O mundo caminha, ainda que lentamente, para precificar a poluição. Mas o Brasil dá marcha à ré.
A eliminação da Cide para o óleo diesel, acordada entre o governo e caminhoneiros, vem se somar à sanção da Lei 13.586, de dezembro de 2017. Essa lei ampliou os subsídios à indústria de petróleo e gás e os estendeu por 22 anos —até 2040—, inclusive desrespeitando a Lei de Diretrizes Orçamentárias, que limita a concessão de benefícios fiscais a, no máximo, 5 anos.
O Brasil está perdendo a oportunidade de fazer uma transição suave para uma economia de baixo carbono. Deixa de desenvolver mercados em que já possui tecnologia, como biocombustíveis, biomassa, energia eólica e solar, e construir as bases para ampliar a competitividade da economia a partir da geração limpa e de baixo custo.
A recente crise gerada pelo preço dos combustíveis fósseis demonstra que esse quadro traz vulnerabilidade ao país. Os preços internacionais do petróleo e a taxa de câmbio jogam a favor da ampliação do uso de fontes energéticas renováveis —e não do diesel e dos outros fósseis.
Na década de 1970, ocorreram dois choques causados pelo aumento dos preços dessa commodity internacional. Como resposta, o Brasil criou o Programa Nacional do Álcool combustível, o pró-álcool, e fomentou a indústria nacional de etanol.
Passados 40, temos razões extras para construir alternativas ao uso de combustíveis de origem fóssil. Além da volatilidade do preço do petróleo e de sua cotação em moeda estrangeira, muitas nações avançaram no sentido de combater as emissões de gases de efeito estufa derivadas da queima de combustíveis fósseis.
A humanidade deve zerar as emissões de gases de efeito estufa até 2050. Para alcançar esse objetivo, mecanismos de preços são os mais eficientes no arsenal da política econômica. Preços têm o poder de afetar comportamentos de maneira sistêmica. E há duas formas reconhecidas para se estabelecer um preço para as emissões de carbono, a chamada precificação do carbono.

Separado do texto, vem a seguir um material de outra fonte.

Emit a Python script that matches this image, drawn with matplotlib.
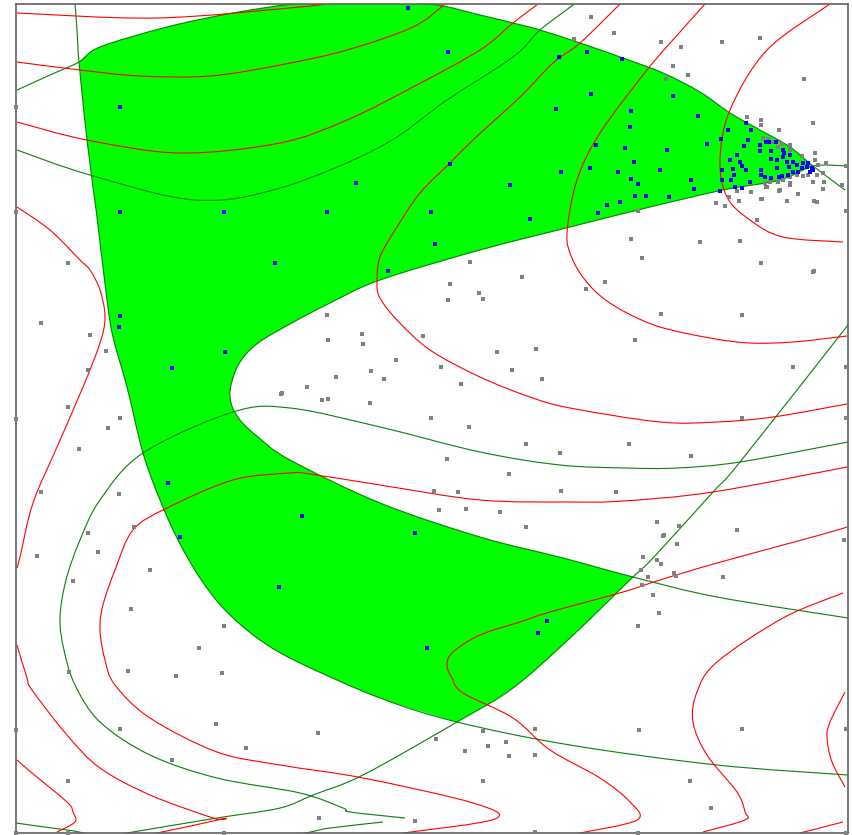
import numpy as np
import matplotlib
matplotlib.use("Agg")
import matplotlib.pyplot as plt
from matplotlib.path import Path
from matplotlib.patches import PathPatch

# ---- feasible region, split into its four sides (x right / y down) ----
region_top = [(79, 62), (100, 47), (167, 27), (233, 13), (293, 4), (350, 0), (430, 4),
              (480, 15), (513, 23), (540, 30), (580, 43), (623, 58), (663, 73), (700, 92),
              (730, 113), (760, 130), (790, 147), (813, 166)]
region_inner = [(813, 166), (780, 180), (723, 190), (650, 207), (570, 227), (480, 250),
                (380, 280), (330, 303), (290, 324), (258, 343), (240, 362), (231, 385),
                (231, 403), (240, 420), (258, 437), (290, 460), (380, 503), (480, 537),
                (563, 558), (633, 577)]
region_right = [(633, 577), (570, 638), (513, 688), (457, 722)]
region_outer = [(457, 722), (380, 698), (300, 663), (260, 640), (225, 610), (200, 578),
                (178, 540), (160, 500), (143, 453), (127, 387), (113, 337), (107, 300),
                (97, 217), (87, 140), (79, 62)]

# ---- level curves: green family ----
green_top = [(17, 90), (50, 75), (79, 62), (100, 47), (167, 27), (233, 13), (293, 4),
             (350, 0), (430, 4), (480, 15), (513, 23), (540, 30), (580, 43), (623, 58),
             (663, 73), (700, 92), (730, 113), (760, 130), (790, 147), (813, 166), (845, 190)]
green_left = [(75, 4), (77, 30), (79, 62), (87, 140), (97, 217), (107, 300), (113, 337),
              (127, 387), (143, 453), (160, 500), (178, 540), (200, 578), (225, 610),
              (260, 640), (300, 663), (380, 698), (457, 722), (570, 745), (717, 765),
              (848, 775)]
green_hole = [(848, 166), (813, 166), (780, 180), (723, 190), (650, 207), (570, 227),
              (480, 250), (380, 280), (330, 303), (290, 324), (258, 343), (240, 362),
              (231, 385), (231, 403), (240, 420), (258, 437), (290, 460), (380, 503),
              (480, 537), (563, 558), (633, 577), (717, 597), (848, 618)]
green_diag = [(848, 325), (740, 462), (713, 492), (653, 558), (633, 577), (570, 638),
              (513, 688), (457, 722), (363, 775), (313, 795), (280, 808), (217, 818),
              (133, 832), (110, 836)]
green_upper = [(17, 150), (90, 175), (195, 200), (280, 188), (380, 147), (447, 100),
               (513, 57), (540, 30), (573, 5), (578, 0)]
green_loop = [(848, 442), (740, 462), (677, 468), (627, 468), (560, 465), (480, 452),
              (380, 427), (290, 408), (233, 412), (143, 453), (100, 500), (80, 540),
              (66, 580), (60, 618), (64, 650), (75, 685), (100, 722), (150, 755),
              (217, 778), (300, 793), (343, 808), (350, 812), (405, 818)]
green_bottom = [(16, 823), (67, 830), (120, 836), (280, 835), (330, 828), (383, 822)]

# ---- level curves: red family ----
red_1 = [(17, 13), (157, 18), (300, 7), (330, 3)]
red_2 = [(17, 62), (80, 70), (140, 76), (210, 76), (280, 65), (347, 50), (413, 27), (445, 4)]
red_3 = [(17, 122), (87, 140), (180, 153), (280, 143), (347, 120), (413, 87), (480, 50),
         (513, 23), (538, 4)]
red_4 = [(620, 4), (580, 43), (553, 63), (520, 97), (473, 140), (450, 163), (420, 193),
         (397, 227), (380, 257), (377, 283), (380, 298), (397, 320), (430, 350), (480, 377),
         (530, 397), (570, 408), (660, 422), (717, 422), (773, 417), (847, 404)]
red_5 = [(705, 4), (680, 32), (647, 70), (600, 133), (577, 180), (567, 233), (572, 258),
         (585, 280), (603, 298), (627, 313), (660, 327), (710, 338), (750, 343), (793, 342),
         (847, 336)]
red_6 = [(830, 4), (767, 50), (730, 110), (720, 160), (727, 197), (750, 220), (783, 237),
         (843, 242)]
red_7 = [(847, 467), (713, 492), (623, 501), (570, 502), (480, 500), (380, 485), (310, 474),
         (290, 473), (233, 480), (167, 508), (133, 530), (115, 570), (103, 605), (100, 630),
         (105, 660), (115, 685), (150, 718), (217, 752), (280, 765), (363, 778), (473, 803),
         (495, 819), (403, 833)]
red_8 = [(847, 527), (820, 535), (717, 563), (660, 580), (623, 592), (550, 612), (520, 622),
         (480, 635), (453, 652), (447, 665), (452, 678), (463, 693), (513, 718), (550, 750),
         (600, 778), (630, 802), (637, 820), (580, 833)]
red_9 = [(843, 593), (783, 618), (717, 662), (697, 692), (693, 722), (707, 755), (737, 792),
         (745, 812), (745, 820), (703, 832)]
red_10 = [(845, 692), (830, 722), (827, 738), (832, 762), (845, 787)]
red_11 = [(800, 833), (843, 822)]
red_12 = [(17, 207), (50, 230), (80, 260), (90, 270), (100, 290), (105, 317), (100, 343),
          (83, 387), (57, 447), (33, 503), (20, 557), (17, 568)]
red_13 = [(17, 645), (27, 678), (32, 690), (67, 735), (100, 768), (150, 795), (213, 818),
          (222, 819), (157, 833)]
red_14 = [(17, 760), (32, 773), (67, 802), (73, 812), (75, 822), (57, 832)]

# ---- sample points ----
gray_pts = [
    (16, 107), (16, 212), (68, 263), (41, 323), (90, 335), (106, 351), (88, 370), (16, 419),
    (68, 407), (120, 418), (108, 428), (79, 449), (41, 492), (119, 494), (134, 527), (88, 533),
    (98, 552), (37, 556), (73, 581), (150, 570), (131, 609), (224, 626), (199, 648), (69, 672),
    (128, 671), (176, 676), (222, 673), (16, 730), (120, 729), (216, 724), (246, 748),
    (172, 760), (68, 781), (16, 833), (68, 833), (224, 833),
    (281, 394), (470, 262), (522, 277), (450, 284), (479, 293), (483, 299), (448, 300),
    (327, 315), (362, 334), (328, 340), (363, 344), (423, 336), (497, 352), (536, 349),
    (396, 360), (441, 367), (512, 370), (371, 371), (542, 379), (336, 377), (384, 379),
    (461, 384), (307, 387), (282, 393), (322, 400), (328, 399), (370, 403), (431, 418),
    (469, 427), (526, 444), (560, 453), (447, 459), (509, 474), (561, 491), (434, 491),
    (458, 492), (439, 510), (466, 509), (500, 512), (526, 527),
    (318, 733), (436, 739), (483, 731), (535, 729), (465, 751), (488, 746), (506, 742),
    (509, 756), (535, 755), (483, 781), (319, 818), (415, 821), (535, 832),
    (663, 536), (677, 544), (643, 557), (657, 560), (661, 564), (641, 570), (648, 577),
    (674, 573), (676, 576), (723, 577), (642, 585), (653, 595), (659, 613), (638, 626),
    (844, 540), (639, 730), (742, 729), (846, 729), (690, 781), (711, 808), (638, 833),
    (846, 833),
    (813, 272), (605, 282), (586, 289), (661, 314), (742, 315), (635, 340), (793, 367),
    (846, 367), (742, 418), (846, 418), (629, 444), (691, 456), (616, 492), (657, 522),
    (679, 526), (664, 535), (737, 530),
    (591, 17), (614, 33), (574, 39), (661, 42), (681, 47), (722, 42), (760, 38), (673, 66),
    (688, 75), (666, 79), (804, 79), (813, 123), (826, 163), (846, 166), (824, 182),
    (842, 185), (823, 189), (737, 191), (751, 192), (766, 187), (779, 191), (798, 194),
    (817, 202), (761, 199), (729, 197), (716, 203), (725, 206), (846, 211), (638, 211),
    (757, 220), (631, 239), (700, 242), (740, 241), (642, 258), (761, 263), (814, 271),
    (747, 117), (761, 120), (761, 125), (779, 130), (763, 138), (768, 139), (773, 142),
    (782, 144), (790, 145), (790, 150), (778, 147), (815, 153), (802, 156), (815, 160),
    (818, 165), (823, 173), (817, 175), (808, 175), (803, 176), (797, 175), (790, 177),
    (783, 180), (778, 182), (770, 182), (765, 183), (790, 183), (739, 201), (762, 199),
    (787, 201), (814, 201), (767, 187), (780, 190), (790, 185), (813, 182),
]

blue_pts = [
    (120, 107), (120, 212), (224, 212), (327, 212), (275, 263), (431, 212), (435, 244),
    (388, 271), (356, 183), (450, 164), (408, 8), (448, 52), (510, 185), (530, 219),
    (559, 57), (556, 109), (561, 172),
    (120, 316), (119, 327), (225, 352), (172, 368), (168, 483), (180, 537), (279, 587),
    (302, 516), (415, 533), (427, 648), (547, 621), (538, 633),
    (587, 52), (622, 59), (591, 94), (673, 96), (631, 111), (630, 127), (698, 116),
    (596, 145), (625, 148), (667, 150), (707, 144), (590, 168), (618, 172), (634, 162),
    (631, 179), (638, 184), (660, 170), (635, 196), (646, 196), (669, 197), (691, 180),
    (694, 189), (620, 202), (607, 205), (598, 213),
    (728, 130), (746, 123), (751, 130), (721, 139), (748, 140), (744, 146), (737, 155),
    (730, 160), (760, 145), (766, 142), (769, 142), (760, 151), (771, 151), (776, 142),
    (740, 162), (742, 166), (746, 170), (733, 169), (734, 175), (722, 170), (722, 180),
    (731, 180), (735, 187), (742, 188), (720, 191), (750, 182), (761, 170), (761, 175),
    (765, 177), (771, 178), (771, 159), (777, 160), (777, 168), (779, 177), (783, 150),
    (783, 157), (787, 162), (789, 167), (793, 162), (797, 165), (802, 168), (807, 167),
    (812, 168), (808, 163), (803, 163), (798, 172), (793, 172), (788, 175), (782, 176),
    (810, 172), (813, 170), (784, 153), (790, 155),
]

green_curves = [green_top, green_left, green_hole, green_diag, green_upper, green_loop,
                green_bottom]
red_curves = [red_1, red_2, red_3, red_4, red_5, red_6, red_7, red_8, red_9, red_10,
              red_11, red_12, red_13, red_14]


def bezier_segments(pts):
    """Cubic Bezier control points (Catmull-Rom tangents) through the given nodes."""
    p = np.asarray(pts, dtype=float)
    verts = [p[0]]
    for i in range(len(p) - 1):
        p0 = p[i - 1] if i > 0 else p[i]
        p1, p2 = p[i], p[i + 1]
        p3 = p[i + 2] if i + 2 < len(p) else p[i + 1]
        verts += [p1 + (p2 - p0) / 6.0, p2 - (p3 - p1) / 6.0, p2]
    return verts


def smooth_path(pts):
    verts = bezier_segments(pts)
    codes = [Path.MOVETO] + [Path.CURVE4] * (len(verts) - 1)
    return Path(verts, codes)


def smooth_closed(sides):
    verts = []
    for k, side in enumerate(sides):
        v = bezier_segments(side)
        verts += v if k == 0 else v[1:]
    codes = [Path.MOVETO] + [Path.CURVE4] * (len(verts) - 1)
    verts.append(verts[0])
    codes.append(Path.CLOSEPOLY)
    return Path(verts, codes)


W, H = 852, 835
fig = plt.figure(figsize=(W / 100, H / 100), dpi=100)
ax = fig.add_axes([16 / W, (H - 833) / H, (848 - 16) / W, (833 - 4) / H])
ax.set_xlim(16, 848)
ax.set_ylim(833, 4)
ax.set_xticks([])
ax.set_yticks([])
for s in ax.spines.values():
    s.set_color("#606060")
    s.set_linewidth(1.2)
    s.set_zorder(10)

region_path = smooth_closed([region_top, region_inner, region_right, region_outer])
ax.add_patch(PathPatch(region_path, facecolor="#00ff00", edgecolor="none", zorder=1))

for c in green_curves:
    ax.add_patch(PathPatch(smooth_path(c), facecolor="none", edgecolor="#0a7d0a",
                           lw=0.8, zorder=2))
for c in red_curves:
    ax.add_patch(PathPatch(smooth_path(c), facecolor="none", edgecolor="#ff0000",
                           lw=0.8, zorder=3))

gx, gy = zip(*gray_pts)
ax.scatter(gx, gy, marker="s", s=12, color="#808080", linewidths=0, zorder=11, clip_on=False)
bx, by = zip(*blue_pts)
ax.scatter(bx, by, marker="s", s=12, color="#0000ff", linewidths=0, zorder=12, clip_on=False)

fig.savefig("out.png", dpi=100)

A primeira é por meio de um sistema de mercado, o chamado cap-and-trade. Os setores poluentes teriam de respeitar um teto de emissões, regulado pelo Estado. Quem emitir acima do teto estabelecido precisa adquirir permissões daqueles que poluem menos que o permitido ou de quem tirou carbono da atmosfera por meio de projetos florestais ou de captura e estoque de carbono.
A segunda alternativa é o estabelecimento de um tributo sobre o conteúdo de carbono emitido por produtos e serviços. É uma forma menos popular —apesar de mais simples de implementar— para o setor privado por gerar impacto tributário direto. A Cide poderia ser utilizada para isso se suas alíquotas refletissem as emissões de cada combustível.
Qualquer que seja a alternativa escolhida, um mecanismo de precificação do carbono permitiria alcançar o objetivo de reduzir as emissões sem a necessidade de implementação de metas de redução mandatória. A precificação também ofereceria arrecadação ao governo, que poderia ser aplicada na adaptação de grupos em maior situação de vulnerabilidade aos impactos climáticos.
Hoje, 42 nações e 25 jurisdições subnacionais já precificam o carbono de alguma maneira, o que representa 15% das emissões globais de gases de efeito estufa, segundo o Banco Mundial. Isso será discutido no Encontro Internacional sobre Precificação de Carbono, em São Paulo, nesta terça (19), organizado pelo Instituto Clima e Sociedade, pelo Conselho Empresarial Brasileiro para o Desenvolvimento Sustentável e pela Embaixada da Alemanha no Brasil.
A recomendação ao Brasil é que avance junto com o restante do mundo, rumo à precificação do carbono. E que busque o preço certo para orientar a transição de produtores e consumidores para uma economia de baixo carbono até a metade do século.